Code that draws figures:
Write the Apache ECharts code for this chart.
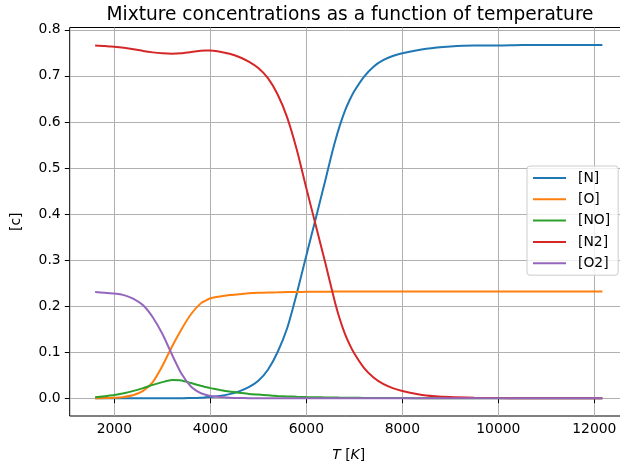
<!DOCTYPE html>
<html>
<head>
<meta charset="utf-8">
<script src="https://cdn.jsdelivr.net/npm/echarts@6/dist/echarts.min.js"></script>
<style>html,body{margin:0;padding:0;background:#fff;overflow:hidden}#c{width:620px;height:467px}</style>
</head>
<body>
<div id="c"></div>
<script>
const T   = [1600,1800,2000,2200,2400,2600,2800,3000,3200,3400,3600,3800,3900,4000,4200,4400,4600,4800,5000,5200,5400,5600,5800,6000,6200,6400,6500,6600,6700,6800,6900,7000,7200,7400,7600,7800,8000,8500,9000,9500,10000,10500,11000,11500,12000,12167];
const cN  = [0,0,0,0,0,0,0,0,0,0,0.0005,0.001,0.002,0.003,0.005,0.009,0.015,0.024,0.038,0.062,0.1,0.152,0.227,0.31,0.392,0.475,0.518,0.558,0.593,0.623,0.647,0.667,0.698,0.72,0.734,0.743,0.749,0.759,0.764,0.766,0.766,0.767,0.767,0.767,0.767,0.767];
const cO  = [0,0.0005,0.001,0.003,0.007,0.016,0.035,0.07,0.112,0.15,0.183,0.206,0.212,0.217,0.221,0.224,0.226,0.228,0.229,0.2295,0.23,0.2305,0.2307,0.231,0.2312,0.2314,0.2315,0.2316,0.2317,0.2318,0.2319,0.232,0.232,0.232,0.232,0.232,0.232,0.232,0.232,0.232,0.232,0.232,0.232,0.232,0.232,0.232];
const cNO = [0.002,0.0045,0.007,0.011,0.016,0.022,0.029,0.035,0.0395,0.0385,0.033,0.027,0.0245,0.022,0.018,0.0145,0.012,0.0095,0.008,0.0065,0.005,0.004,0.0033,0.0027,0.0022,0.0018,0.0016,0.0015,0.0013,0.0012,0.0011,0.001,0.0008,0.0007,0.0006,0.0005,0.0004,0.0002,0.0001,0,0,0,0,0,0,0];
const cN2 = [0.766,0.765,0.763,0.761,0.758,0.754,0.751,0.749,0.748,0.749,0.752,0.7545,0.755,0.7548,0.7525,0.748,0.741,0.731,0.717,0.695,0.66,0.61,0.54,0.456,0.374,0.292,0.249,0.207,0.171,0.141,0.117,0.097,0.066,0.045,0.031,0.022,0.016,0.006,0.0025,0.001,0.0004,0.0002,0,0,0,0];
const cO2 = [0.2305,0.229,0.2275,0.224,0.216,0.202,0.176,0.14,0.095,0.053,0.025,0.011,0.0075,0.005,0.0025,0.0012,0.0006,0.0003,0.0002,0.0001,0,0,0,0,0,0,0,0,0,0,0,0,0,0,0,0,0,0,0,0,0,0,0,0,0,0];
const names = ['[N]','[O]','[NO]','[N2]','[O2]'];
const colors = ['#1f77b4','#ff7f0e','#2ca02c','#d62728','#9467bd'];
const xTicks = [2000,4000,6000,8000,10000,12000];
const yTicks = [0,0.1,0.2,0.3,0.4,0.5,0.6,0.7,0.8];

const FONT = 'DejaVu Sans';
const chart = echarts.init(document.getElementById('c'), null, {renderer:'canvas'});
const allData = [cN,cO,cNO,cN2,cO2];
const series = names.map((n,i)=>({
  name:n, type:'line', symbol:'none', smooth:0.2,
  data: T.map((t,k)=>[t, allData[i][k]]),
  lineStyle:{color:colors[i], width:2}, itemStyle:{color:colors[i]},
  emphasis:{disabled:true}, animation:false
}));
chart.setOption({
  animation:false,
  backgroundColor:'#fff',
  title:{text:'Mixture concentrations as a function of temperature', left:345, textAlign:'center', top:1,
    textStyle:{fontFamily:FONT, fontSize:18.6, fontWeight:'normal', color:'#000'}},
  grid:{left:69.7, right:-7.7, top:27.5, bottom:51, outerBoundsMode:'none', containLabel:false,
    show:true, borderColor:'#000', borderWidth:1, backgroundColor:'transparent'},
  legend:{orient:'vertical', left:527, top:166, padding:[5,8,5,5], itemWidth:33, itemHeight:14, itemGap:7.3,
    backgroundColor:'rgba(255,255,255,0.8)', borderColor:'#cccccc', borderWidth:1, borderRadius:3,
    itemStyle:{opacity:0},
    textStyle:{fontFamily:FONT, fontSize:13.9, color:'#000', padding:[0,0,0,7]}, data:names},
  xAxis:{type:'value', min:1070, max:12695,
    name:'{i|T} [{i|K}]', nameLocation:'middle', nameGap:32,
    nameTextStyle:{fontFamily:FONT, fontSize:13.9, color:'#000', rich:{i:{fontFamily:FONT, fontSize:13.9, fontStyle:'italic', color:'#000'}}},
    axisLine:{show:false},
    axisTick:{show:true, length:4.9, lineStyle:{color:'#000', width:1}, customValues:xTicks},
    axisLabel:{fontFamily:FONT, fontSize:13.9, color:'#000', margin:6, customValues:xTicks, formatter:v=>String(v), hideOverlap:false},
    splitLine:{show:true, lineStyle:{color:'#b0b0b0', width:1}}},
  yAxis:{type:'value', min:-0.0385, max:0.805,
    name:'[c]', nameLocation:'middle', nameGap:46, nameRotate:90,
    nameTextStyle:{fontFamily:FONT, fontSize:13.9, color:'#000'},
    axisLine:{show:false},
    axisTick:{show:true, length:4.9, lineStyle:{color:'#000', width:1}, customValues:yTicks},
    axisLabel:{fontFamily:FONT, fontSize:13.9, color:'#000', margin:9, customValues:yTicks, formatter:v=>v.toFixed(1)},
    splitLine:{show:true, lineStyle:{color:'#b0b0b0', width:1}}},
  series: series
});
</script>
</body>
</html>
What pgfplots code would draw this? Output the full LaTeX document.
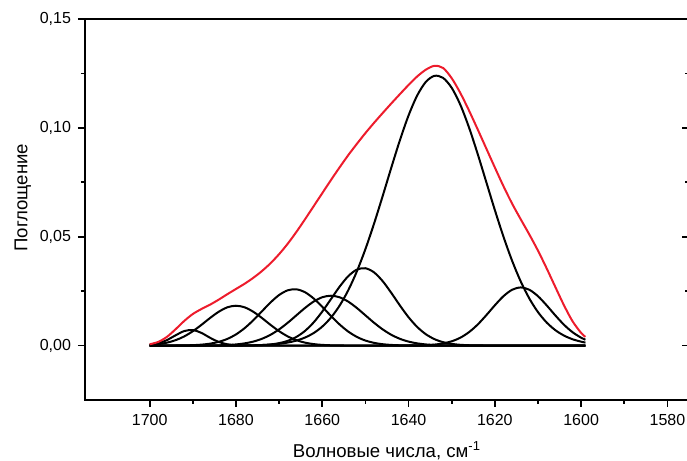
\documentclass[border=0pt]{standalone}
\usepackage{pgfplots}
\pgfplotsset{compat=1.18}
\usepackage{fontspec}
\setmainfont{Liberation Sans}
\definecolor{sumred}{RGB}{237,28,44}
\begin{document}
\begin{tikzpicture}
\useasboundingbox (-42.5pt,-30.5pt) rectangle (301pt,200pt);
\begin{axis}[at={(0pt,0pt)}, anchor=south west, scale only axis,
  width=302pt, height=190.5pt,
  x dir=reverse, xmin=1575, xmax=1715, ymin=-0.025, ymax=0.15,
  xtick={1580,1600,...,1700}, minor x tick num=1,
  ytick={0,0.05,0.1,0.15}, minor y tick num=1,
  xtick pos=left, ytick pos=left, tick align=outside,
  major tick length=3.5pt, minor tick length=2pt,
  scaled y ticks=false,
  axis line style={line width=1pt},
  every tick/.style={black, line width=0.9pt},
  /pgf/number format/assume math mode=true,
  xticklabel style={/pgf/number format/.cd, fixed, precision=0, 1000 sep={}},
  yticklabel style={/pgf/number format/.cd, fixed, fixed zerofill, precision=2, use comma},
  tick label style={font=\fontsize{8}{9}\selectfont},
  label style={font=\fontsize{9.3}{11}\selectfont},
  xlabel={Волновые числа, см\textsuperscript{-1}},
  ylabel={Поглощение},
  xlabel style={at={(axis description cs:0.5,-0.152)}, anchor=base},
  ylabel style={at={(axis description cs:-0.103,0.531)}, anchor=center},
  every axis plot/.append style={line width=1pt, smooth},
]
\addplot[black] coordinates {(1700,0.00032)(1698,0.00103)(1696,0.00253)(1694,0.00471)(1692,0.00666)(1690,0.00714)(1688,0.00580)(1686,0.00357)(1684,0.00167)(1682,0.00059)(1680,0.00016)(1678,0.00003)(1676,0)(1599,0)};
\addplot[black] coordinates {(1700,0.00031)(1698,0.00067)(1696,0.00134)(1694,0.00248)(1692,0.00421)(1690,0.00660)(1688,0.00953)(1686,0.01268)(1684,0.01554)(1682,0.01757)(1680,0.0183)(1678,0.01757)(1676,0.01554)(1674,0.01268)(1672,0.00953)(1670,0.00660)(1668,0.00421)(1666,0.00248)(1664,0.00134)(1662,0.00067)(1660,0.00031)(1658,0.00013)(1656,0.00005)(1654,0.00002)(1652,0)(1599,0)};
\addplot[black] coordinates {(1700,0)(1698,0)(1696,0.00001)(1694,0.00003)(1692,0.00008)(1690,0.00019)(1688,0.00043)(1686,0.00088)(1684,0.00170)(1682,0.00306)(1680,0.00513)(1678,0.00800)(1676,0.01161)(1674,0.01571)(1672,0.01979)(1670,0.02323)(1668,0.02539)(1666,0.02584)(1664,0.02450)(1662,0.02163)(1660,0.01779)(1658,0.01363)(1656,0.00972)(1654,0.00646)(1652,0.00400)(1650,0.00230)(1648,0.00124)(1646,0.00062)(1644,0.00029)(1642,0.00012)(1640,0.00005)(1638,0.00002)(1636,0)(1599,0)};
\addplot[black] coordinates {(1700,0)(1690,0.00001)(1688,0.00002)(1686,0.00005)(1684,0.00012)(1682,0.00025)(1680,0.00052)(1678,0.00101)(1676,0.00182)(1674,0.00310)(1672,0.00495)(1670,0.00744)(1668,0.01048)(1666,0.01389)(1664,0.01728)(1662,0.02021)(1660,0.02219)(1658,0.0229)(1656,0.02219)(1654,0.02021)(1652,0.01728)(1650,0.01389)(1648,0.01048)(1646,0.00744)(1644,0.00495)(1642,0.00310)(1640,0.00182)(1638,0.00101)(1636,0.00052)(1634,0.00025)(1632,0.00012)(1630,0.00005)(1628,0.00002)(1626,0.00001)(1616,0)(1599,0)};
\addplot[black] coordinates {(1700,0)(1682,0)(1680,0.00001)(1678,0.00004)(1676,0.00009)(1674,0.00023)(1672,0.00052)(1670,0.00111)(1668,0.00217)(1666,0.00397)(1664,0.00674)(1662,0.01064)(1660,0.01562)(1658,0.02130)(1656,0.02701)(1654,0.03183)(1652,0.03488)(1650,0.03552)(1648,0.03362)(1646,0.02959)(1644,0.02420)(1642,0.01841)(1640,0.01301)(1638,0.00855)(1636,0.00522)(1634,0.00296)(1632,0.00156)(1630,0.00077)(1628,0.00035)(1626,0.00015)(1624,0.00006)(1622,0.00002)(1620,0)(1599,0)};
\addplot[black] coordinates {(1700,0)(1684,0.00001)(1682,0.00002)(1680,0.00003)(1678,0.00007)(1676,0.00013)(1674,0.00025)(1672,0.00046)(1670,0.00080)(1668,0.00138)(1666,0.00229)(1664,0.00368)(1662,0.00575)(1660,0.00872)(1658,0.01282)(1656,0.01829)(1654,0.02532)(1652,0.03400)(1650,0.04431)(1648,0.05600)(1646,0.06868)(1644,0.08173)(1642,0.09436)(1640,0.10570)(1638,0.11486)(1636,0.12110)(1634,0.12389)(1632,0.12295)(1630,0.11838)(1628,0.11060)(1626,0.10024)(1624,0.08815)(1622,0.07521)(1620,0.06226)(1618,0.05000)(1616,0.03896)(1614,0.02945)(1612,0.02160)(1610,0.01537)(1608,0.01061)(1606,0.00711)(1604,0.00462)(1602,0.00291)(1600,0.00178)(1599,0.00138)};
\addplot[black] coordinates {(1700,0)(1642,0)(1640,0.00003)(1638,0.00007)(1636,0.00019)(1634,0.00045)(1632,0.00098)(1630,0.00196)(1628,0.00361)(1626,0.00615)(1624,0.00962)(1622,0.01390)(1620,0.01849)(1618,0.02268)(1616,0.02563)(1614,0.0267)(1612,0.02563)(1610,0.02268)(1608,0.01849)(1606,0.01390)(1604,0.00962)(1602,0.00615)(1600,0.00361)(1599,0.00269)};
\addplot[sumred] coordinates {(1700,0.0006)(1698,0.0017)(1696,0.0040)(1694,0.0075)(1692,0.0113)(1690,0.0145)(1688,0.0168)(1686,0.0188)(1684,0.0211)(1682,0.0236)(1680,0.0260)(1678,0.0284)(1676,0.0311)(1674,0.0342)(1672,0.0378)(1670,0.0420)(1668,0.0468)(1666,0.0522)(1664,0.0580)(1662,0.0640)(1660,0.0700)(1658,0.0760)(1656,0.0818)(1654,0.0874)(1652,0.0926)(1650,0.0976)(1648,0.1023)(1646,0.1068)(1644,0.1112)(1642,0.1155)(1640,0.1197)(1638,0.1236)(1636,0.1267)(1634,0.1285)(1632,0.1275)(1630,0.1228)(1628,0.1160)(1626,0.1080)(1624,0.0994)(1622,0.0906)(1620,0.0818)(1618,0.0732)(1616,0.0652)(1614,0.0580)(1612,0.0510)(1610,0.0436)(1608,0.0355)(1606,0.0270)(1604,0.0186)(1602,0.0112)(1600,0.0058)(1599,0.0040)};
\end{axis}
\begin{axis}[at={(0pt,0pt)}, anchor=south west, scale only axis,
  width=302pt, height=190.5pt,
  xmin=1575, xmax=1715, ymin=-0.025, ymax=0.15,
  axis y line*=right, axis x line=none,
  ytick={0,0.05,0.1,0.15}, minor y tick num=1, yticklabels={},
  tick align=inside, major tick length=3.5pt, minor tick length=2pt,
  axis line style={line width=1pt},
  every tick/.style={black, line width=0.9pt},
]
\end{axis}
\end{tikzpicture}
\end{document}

◆ **Stated task**:
Say only how many lines in the records carry the word "this".

◆ **Correct result**:
2